Reynolds also explained that the versatility of a modern main battle tank (MBT) is something a UGV would struggle to compete with. A MBT can operate independently for a long period of time, and with the right crew can swap between a number of roles from scouting to holding ground or attacking a heavily defended position. According to Reynolds, this is a high bar for an automated UGV to match.
“Humans are still far better than their robotic counterparts at performing even the most basic functions, such as navigating around obstacles, determining suitable off-road routes through rough terrain, and interpreting the surrounding environment,” he said. “Most UGVs intended for combat roles are still quite a way off from being practical.”
Commenting on the earlier mentioned projects, Reynolds explained that while impressive, they are long ways off achieving the level of automation needed; they are useful, but not quite there yet. By his estimate, the technology needed to achieve anything beyond the current crop of supervised autonomy is at least a decade away.

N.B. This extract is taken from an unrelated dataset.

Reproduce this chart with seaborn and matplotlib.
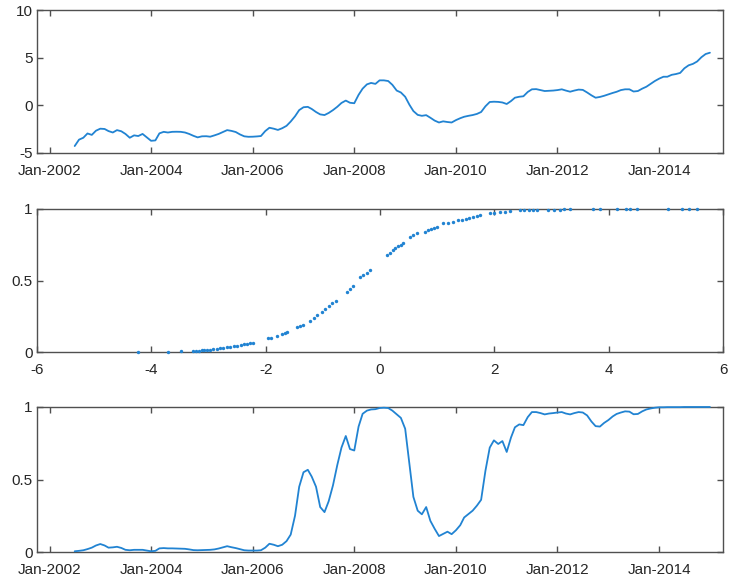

As technology stands at the moment, it appears more likely that we will see a teaming of manned and unmanned systems, rather than UGVs usurping MBTs on the battlefield. Many tanks now employ remote weapons systems controlled by a human crew from inside the hull; this set-up could be adapted to control a UGV remotely from the safety of a manned vehicle.
The Russian Uran-9 has been tested in Syria. Image: Vitaly V. Kuzmin.
Russia’s testing of UGVs in Syria, Reynold says, may mean the country is a step above the rest in their development
“Despite reported technical issues and limitations indicating that the Russian technology is not yet mature, this gives them an advantage in understanding how to employ UGVs effectively through having gained a large body of evidence and practical experience over several years,” he says. “So Russia may be developing a better understanding than other countries of what roles and capabilities can most usefully be fulfilled given the strengths and weaknesses of UGVs.”
For the time being it seems safe to assume that, while the development of UGVs is seeing increased attention, the vehicles are still a long way from replacing the tank.